The latency bill, which is real

I am not going to pretend this is free. You went from one index lookup to a lexical search, an embedding call, a vector search, a fusion step, and a cross-encoder pass over fifty documents. The embedding and the rerank are the costs that matter. The rest is noise.

A few things that kept it sane. Run BM25 and the dense search concurrently, since they share nothing until fusion, so the two retrievals cost you the max of the two and not the sum. Cache the query embedding, because the same questions recur far more than you would guess. And keep the rerank candidate pool small. The jump from twenty to fifty candidates bought me real recall. The jump from fifty to two hundred bought me latency and a rounding error of quality.

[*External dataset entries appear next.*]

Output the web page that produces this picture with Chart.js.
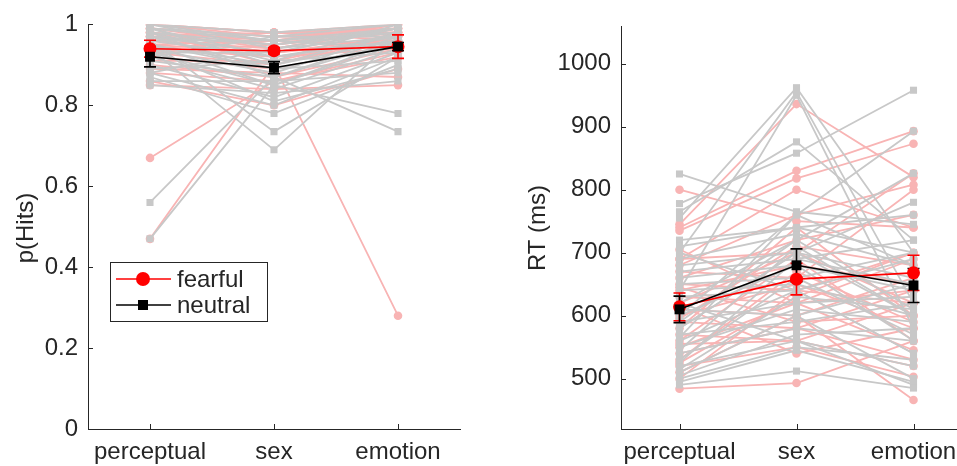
<!DOCTYPE html>
<html>
<head>
<meta charset="utf-8">
<script src="https://cdn.jsdelivr.net/npm/chart.js@4.4.1/dist/chart.umd.min.js"></script>
<style>
  body { margin:0; background:#fff; overflow:hidden; width:957px; height:466px; position:relative; }
  canvas { position:absolute; top:0; }
  #accChart { left:0; }
  #rtChart { left:480px; }
</style>
</head>
<body>
<canvas id="accChart" width="478" height="466"></canvas>
<canvas id="rtChart" width="510" height="466"></canvas>
<script>
// categories
var cats = ['perceptual', 'sex', 'emotion'];

// p(Hits), one triple per subject: [perceptual, sex, emotion]
var accFear = [
  [1.00,0.98,1.00],[0.99,0.97,0.99],[0.98,0.96,1.00],[0.97,0.95,0.98],[0.96,0.94,0.99],
  [0.95,0.93,0.97],[0.94,0.92,0.96],[0.93,0.90,0.98],[0.92,0.89,0.95],[0.90,0.87,0.94],
  [0.88,0.86,0.92],[0.86,0.80,0.89],[0.85,0.84,0.85],[0.67,0.86,0.93],[0.47,0.90,0.97],
  [0.98,0.90,0.28],[1.00,0.97,0.97],[0.99,0.95,1.00],[0.97,0.93,0.96],[0.96,0.98,0.98],
  [0.95,0.96,0.95],[0.98,0.94,0.99],[0.91,0.91,0.97],[0.99,0.97,0.98],[0.94,0.96,1.00],
  [0.97,0.98,0.99],[0.89,0.88,0.87],[1.00,0.98,0.96],[0.96,0.92,0.94],[0.93,0.95,0.98]
];
var accNeut = [
  [1.00,0.98,1.00],[0.99,0.96,0.99],[0.98,0.95,0.98],[0.97,0.93,0.99],[0.96,0.92,0.97],
  [0.95,0.90,0.96],[0.94,0.88,0.98],[0.93,0.85,0.95],[0.92,0.84,0.94],[0.90,0.82,0.93],
  [0.88,0.80,0.92],[0.87,0.78,0.90],[0.86,0.86,0.88],[0.85,0.83,0.86],[0.47,0.85,0.96],
  [0.56,0.87,0.97],[0.96,0.735,0.92],[0.94,0.69,0.97],[0.95,0.85,0.78],[0.91,0.87,0.735],
  [1.00,0.94,0.99],[0.99,0.97,0.97],[0.98,0.91,1.00],[0.97,0.89,0.95],[0.96,0.96,0.94],
  [0.93,0.93,0.99],[0.99,0.90,0.98],[0.98,0.87,0.96],[0.89,0.91,0.93],[0.97,0.95,0.99],
  [0.92,0.97,1.00],[0.95,0.89,0.91],[0.99,0.92,0.96],[0.88,0.94,0.97],[1.00,0.96,0.98],
  [0.94,0.81,0.89]
];
var accFearMean = [0.940, 0.935, 0.945];
var accFearErr  = [0.021, 0.008, 0.029];
var accNeutMean = [0.920, 0.893, 0.945];
var accNeutErr  = [0.025, 0.015, 0.010];
var accTicks = [0, 0.2, 0.4, 0.6, 0.8, 1];

// RT (ms), one triple per subject
var rtFear = [
  [800,750,740],[745,936,820],[740,830,893],[735,818,873],[690,700,826],
  [680,760,808],[670,660,800],[660,720,760],[650,640,700],[640,680,650],
  [630,620,690],[620,700,620],[610,600,660],[600,650,580],[590,580,640],
  [580,740,600],[570,560,620],[560,690,560],[550,620,545],[540,580,530],
  [530,670,590],[520,550,503],[510,600,466],[500,640,620],[484,493,560],
  [595,710,680],[525,630,700],[555,560,520],[645,590,600],[690,800,740],
  [705,620,640],[615,540,580]
];
var rtNeut = [
  [825,765,745],[778,858,958],[765,876,720],[755,962,700],[700,955,620],
  [640,950,580],[600,760,893],[590,720,826],[580,700,780],[710,740,700],
  [690,730,680],[680,700,660],[670,690,720],[660,680,640],[650,660,700],
  [640,650,600],[630,640,690],[620,720,610],[610,600,650],[600,680,560],
  [590,620,630],[580,700,600],[570,590,620],[560,640,540],[550,610,590],
  [540,580,560],[530,660,570],[520,560,520],[510,600,500],[500,550,530],
  [490,512,485],[495,545,495],[505,570,580],[515,630,610],[525,690,650],
  [545,710,600],[565,760,680],[620,560,490],[700,640,540],[720,740,760]
];
var rtFearMean = [614, 658, 668];
var rtFearErr  = [22, 25, 28];
var rtNeutMean = [610, 680, 648];
var rtNeutErr  = [21, 26, 27];
var rtTicks = [500, 600, 700, 800, 900, 1000];

var PINK = '#f8b4b4';
var GREY = '#c8c8c8';
var AXIS = '#262626';
var FONT = "'Liberation Sans', Arial, sans-serif";

function pts(v) {
  return v.map(function(y, i) { return {x: i + 1, y: y}; });
}

function buildSets(fear, neut, fm, nm) {
  var sets = [
    {data: pts(nm), borderColor:'#000', backgroundColor:'#000', pointStyle:'rect', pointRadius:7, borderWidth:1.6, pointBorderWidth:0},
    {data: pts(fm), borderColor:'#f00', backgroundColor:'#f00', pointStyle:'circle', pointRadius:6.5, borderWidth:1.6, pointBorderWidth:0}
  ];
  neut.forEach(function(s) {
    sets.push({data: pts(s), borderColor:GREY, backgroundColor:GREY, pointStyle:'rect', pointRadius:5, borderWidth:1.8, pointBorderWidth:0});
  });
  fear.forEach(function(s) {
    sets.push({data: pts(s), borderColor:PINK, backgroundColor:PINK, pointStyle:'circle', pointRadius:4.3, borderWidth:1.8, pointBorderWidth:0});
  });
  return sets;
}

// error bars (after the individual lines, under the means), inward ticks, labels, legend
var extras = {
  id: 'extras',
  afterDatasetDraw: function(chart, args, o) {
    if (args.index !== 2) return;
    var ctx = chart.ctx, xs = chart.scales.x, ys = chart.scales.y;
    o.bars.forEach(function(b) {
      ctx.save();
      ctx.strokeStyle = b.color;
      ctx.lineWidth = 1.6;
      b.mean.forEach(function(m, i) {
        var px = xs.getPixelForValue(i + 1);
        var lo = ys.getPixelForValue(m - b.err[i]);
        var hi = ys.getPixelForValue(m + b.err[i]);
        ctx.beginPath();
        ctx.moveTo(px, lo); ctx.lineTo(px, hi);
        ctx.moveTo(px - 6, lo); ctx.lineTo(px + 6, lo);
        ctx.moveTo(px - 6, hi); ctx.lineTo(px + 6, hi);
        ctx.stroke();
      });
      ctx.restore();
    });
  },
  afterDraw: function(chart, args, o) {
    var ctx = chart.ctx, xs = chart.scales.x, ys = chart.scales.y, a = chart.chartArea;
    ctx.save();
    ctx.strokeStyle = AXIS;
    ctx.lineWidth = 1;
    ctx.beginPath();
    ys.ticks.forEach(function(t) {
      var py = Math.round(ys.getPixelForValue(t.value)) + 0.5;
      ctx.moveTo(a.left, py); ctx.lineTo(a.left + 5, py);
    });
    xs.ticks.forEach(function(t) {
      var px = Math.round(xs.getPixelForValue(t.value)) + 0.5;
      ctx.moveTo(px, a.bottom); ctx.lineTo(px, a.bottom - 5);
    });
    ctx.stroke();
    // y axis title
    ctx.fillStyle = AXIS;
    ctx.font = '24px ' + FONT;
    ctx.textAlign = 'center';
    ctx.textBaseline = 'middle';
    ctx.translate(o.titleX, o.titleY);
    ctx.rotate(-Math.PI / 2);
    ctx.fillText(o.title, 0, 0);
    ctx.restore();
    if (o.legend) {
      var L = o.legend;
      ctx.save();
      ctx.fillStyle = '#fff';
      ctx.fillRect(L.x, L.y, L.w, L.h);
      ctx.strokeStyle = AXIS;
      ctx.lineWidth = 1;
      ctx.strokeRect(L.x + 0.5, L.y + 0.5, L.w, L.h);
      ctx.font = '24px ' + FONT;
      ctx.textBaseline = 'middle';
      ctx.textAlign = 'left';
      L.items.forEach(function(it, k) {
        var yy = L.y + 17 + k * 26;
        ctx.strokeStyle = it.color;
        ctx.fillStyle = it.color;
        ctx.lineWidth = 1.6;
        ctx.beginPath();
        ctx.moveTo(L.x + 6, yy); ctx.lineTo(L.x + 61, yy);
        ctx.stroke();
        if (it.shape === 'circle') {
          ctx.beginPath(); ctx.arc(L.x + 33, yy, 7, 0, Math.PI * 2); ctx.fill();
        } else {
          ctx.fillRect(L.x + 28, yy - 5, 10, 10);
        }
        ctx.fillStyle = AXIS;
        ctx.fillText(it.label, L.x + 67, yy + 1);
      });
      ctx.restore();
    }
  }
};

function makeChart(id, fear, neut, fm, fe, nm, ne, ymin, ymax, yTicks, fmt, yWidth, padTop, padRight, extraOpts) {
  var opts = {
    responsive: false,
    animation: false,
    devicePixelRatio: 1,
    layout: {padding: {top: padTop, right: padRight, left: 0, bottom: 0}},
    plugins: {
      legend: {display: false},
      tooltip: {enabled: false},
      extras: Object.assign({
        bars: [
          {mean: fm, err: fe, color: '#f00'},
          {mean: nm, err: ne, color: '#000'}
        ]
      }, extraOpts)
    },
    scales: {
      x: {
        type: 'linear', min: 0.5, max: 3.5,
        afterBuildTicks: function(s) { s.ticks = cats.map(function(c, i) { return {value: i + 1}; }); },
        afterFit: function(s) { s.height = 37; },
        grid: {display: false, drawTicks: false},
        border: {display: true, color: AXIS, width: 1},
        ticks: {
          padding: 9, color: AXIS, font: {family: FONT, size: 24}, autoSkip: false, maxRotation: 0,
          callback: function(v) { return cats[v - 1]; }
        }
      },
      y: {
        min: ymin, max: ymax,
        afterBuildTicks: function(s) { s.ticks = yTicks.map(function(v) { return {value: v}; }); },
        afterFit: function(s) { s.width = yWidth; },
        grid: {display: false, drawTicks: false},
        border: {display: true, color: AXIS, width: 1},
        ticks: {
          padding: 10, color: AXIS, font: {family: FONT, size: 24},
          callback: fmt
        }
      }
    }
  };
  return new Chart(document.getElementById(id), {
    type: 'line',
    data: {datasets: buildSets(fear, neut, fm, nm)},
    options: opts,
    plugins: [extras]
  });
}

makeChart('accChart', accFear, accNeut, accFearMean, accFearErr, accNeutMean, accNeutErr,
  0, 1, accTicks, function(v) { return String(Math.round(v * 10) / 10); }, 88, 21, 18,
  {title: 'p(Hits)', titleX: 26, titleY: 228,
   legend: {x: 110, y: 262, w: 157, h: 59, items: [
     {label: 'fearful', color: '#f00', shape: 'circle'},
     {label: 'neutral', color: '#000', shape: 'rect'}
   ]}});

makeChart('rtChart', rtFear, rtNeut, rtFearMean, rtFearErr, rtNeutMean, rtNeutErr,
  420, 1060, rtTicks, function(v) { return String(v); }, 141, 26, 18,
  {title: 'RT (ms)', titleX: 58, titleY: 228});
</script>
</body>
</html>
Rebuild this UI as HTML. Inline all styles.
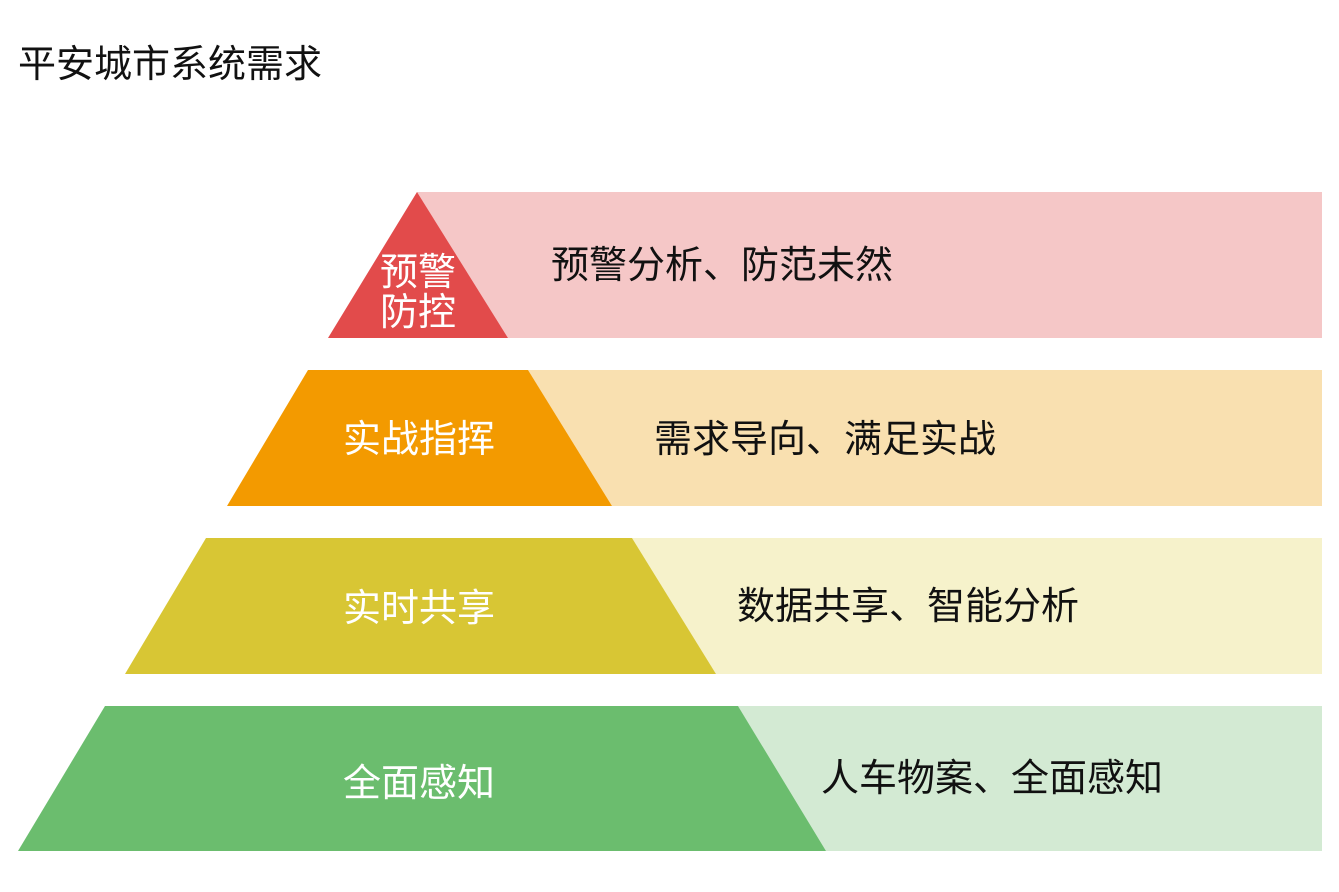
<!DOCTYPE html>
<html><head><meta charset="utf-8"><style>
body{margin:0;background:#fff;}
svg text{font-family:"Liberation Sans","Noto Sans CJK SC",sans-serif;}
</style></head><body>
<svg width="1339" height="887" xmlns="http://www.w3.org/2000/svg">
<rect width="1339" height="887" fill="#fff"/>
<text x="18" y="77" font-size="38" fill="#111">平安城市系统需求</text>

<polygon points="417,192 1322,192 1322,338 508,338" fill="#F5C7C7"/>
<polygon points="417,192 508,338 328,338" fill="#E24B4B"/>
<text x="418" y="285" font-size="38" fill="#fff" text-anchor="middle">预警</text>
<text x="418" y="325" font-size="38" fill="#fff" text-anchor="middle">防控</text>
<text x="722" y="278" font-size="38" fill="#111" text-anchor="middle">预警分析、防范未然</text>

<polygon points="528,370 1322,370 1322,506 612,506" fill="#F9E0B0"/>
<polygon points="308,370 528,370 612,506 227,506" fill="#F39A00"/>
<text x="419" y="452" font-size="38" fill="#fff" text-anchor="middle">实战指挥</text>
<text x="825" y="452" font-size="38" fill="#111" text-anchor="middle">需求导向、满足实战</text>

<polygon points="632,538 1322,538 1322,674 716,674" fill="#F6F2CB"/>
<polygon points="206,538 632,538 716,674 125,674" fill="#D8C634"/>
<text x="419" y="621" font-size="38" fill="#fff" text-anchor="middle">实时共享</text>
<text x="908" y="619" font-size="38" fill="#111" text-anchor="middle">数据共享、智能分析</text>

<polygon points="738,706 1322,706 1322,851 826,851" fill="#D3EAD3"/>
<polygon points="105,706 738,706 826,851 18,851" fill="#6BBD6E"/>
<text x="419" y="796" font-size="38" fill="#fff" text-anchor="middle">全面感知</text>
<text x="992" y="791" font-size="38" fill="#111" text-anchor="middle">人车物案、全面感知</text>
</svg>
</body></html>
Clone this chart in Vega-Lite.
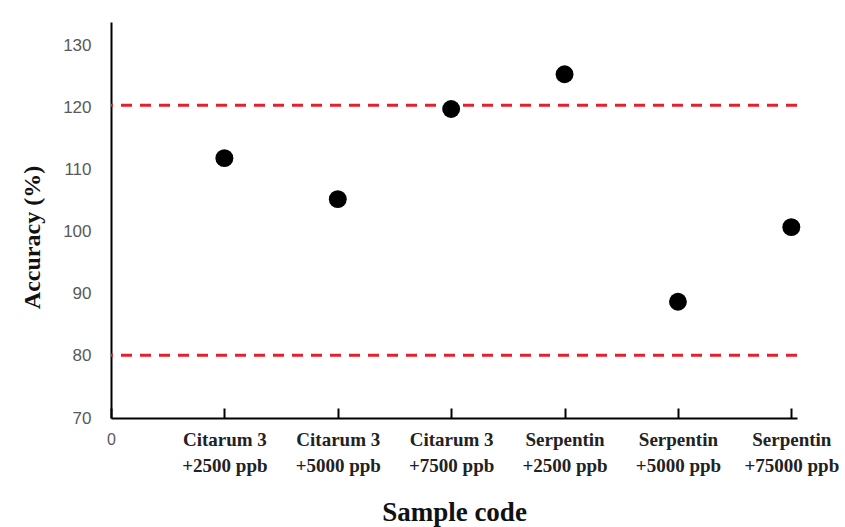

The honest tradeoff is this. Hybrid plus reranking roughly tripled my retrieval latency against dense-only. It also stopped the search from confidently failing on every error code, SKU, and clause number a user could type, which in a support and internal-docs setting is most of the queries that actually matter. I will pay a hundred milliseconds to not return the opposite of the truth.

The teams that ship pure vector search and call it done are usually the teams whose eval set is all soft, paraphrase-style questions, because those are the questions that demo well. Put a single error code in your eval set. Put a negation in it. Put one verbatim clause. Then watch which retriever survives, and whether you can still afford to choose.